The headline "Stability" number shown in the stats grid on each version page is simply the last value in this cumulative sequence, which represents the stability score calculated using all available data for that version.

Major version pages

On the pages that list minor versions within a major version (for example, the Craft CMS 5.x page), the chart data is grouped differently. Instead of showing every individual release period, each data point represents a minor version. The values used are taken from the last release period within each minor version, so the data point for "5.4" shows the metrics from the final patch release in the 5.4.x series.

The stability scores shown next to each minor version in the table and on the version blocks are calculated independently for each minor version using its own release periods. This means the stability of 5.4.x is based entirely on what happened within the 5.4.x release series and is not influenced by what happened in 5.3.x or 5.5.x.

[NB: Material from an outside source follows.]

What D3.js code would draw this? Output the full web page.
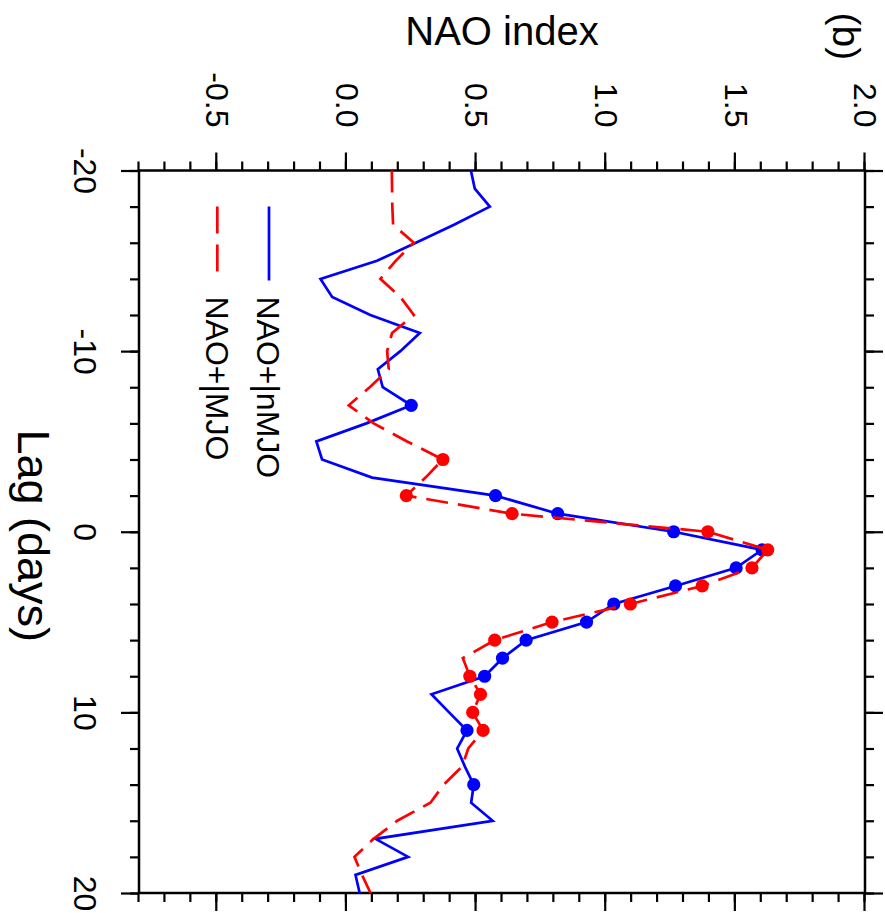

When a minor version has only a single release (for example, a brand new 5.6.0 with no patch releases yet), there are not enough data points to calculate a meaningful stability score. In that case, the site falls back to showing the stability score of the previous minor version, with the version number shown in brackets to make it clear where the number came from.

What the colours mean

Throughout the site, green and red colours are used to indicate whether a metric is moving in a favourable or unfavourable direction. For issue counts and daily rates, red means the numbers are going up (more issues is bad) and green means they are going down (fewer issues is good). For fix rate, the meaning is reversed: green means the fix rate is going up (more issues being fixed is good) and red means it is going down.

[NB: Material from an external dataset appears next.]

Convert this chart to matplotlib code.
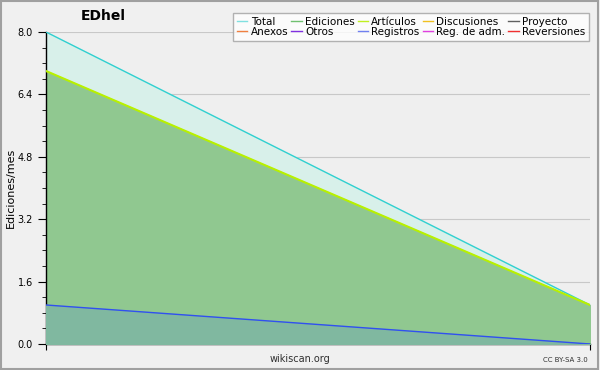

For the stability index specifically, a score of 0.44 or above is shown in green (good), a score below 0.35 is shown in red (bad), and anything between 0.35 and 0.43 is shown in a neutral grey (stable). The version blocks on the major version pages use the same colour as a subtle background tint, making it easy to scan across minor versions and see which ones are in good shape and which ones might warrant caution.

Limitations

This tool looks at publicly available GitHub data only. It does not know about issues reported through other channels, internal bug trackers, security advisories that were handled privately, or the severity of any individual issue. A version could have a high stability score while still having one critical bug, or a low score because of a flood of minor cosmetic issues.

The stability index is a directional indicator, not an absolute measurement. It is most useful for comparing the trajectory of a version over time, or for getting a rough sense of how a minor version compares to its predecessors. It should not be the only factor you consider when deciding whether to update.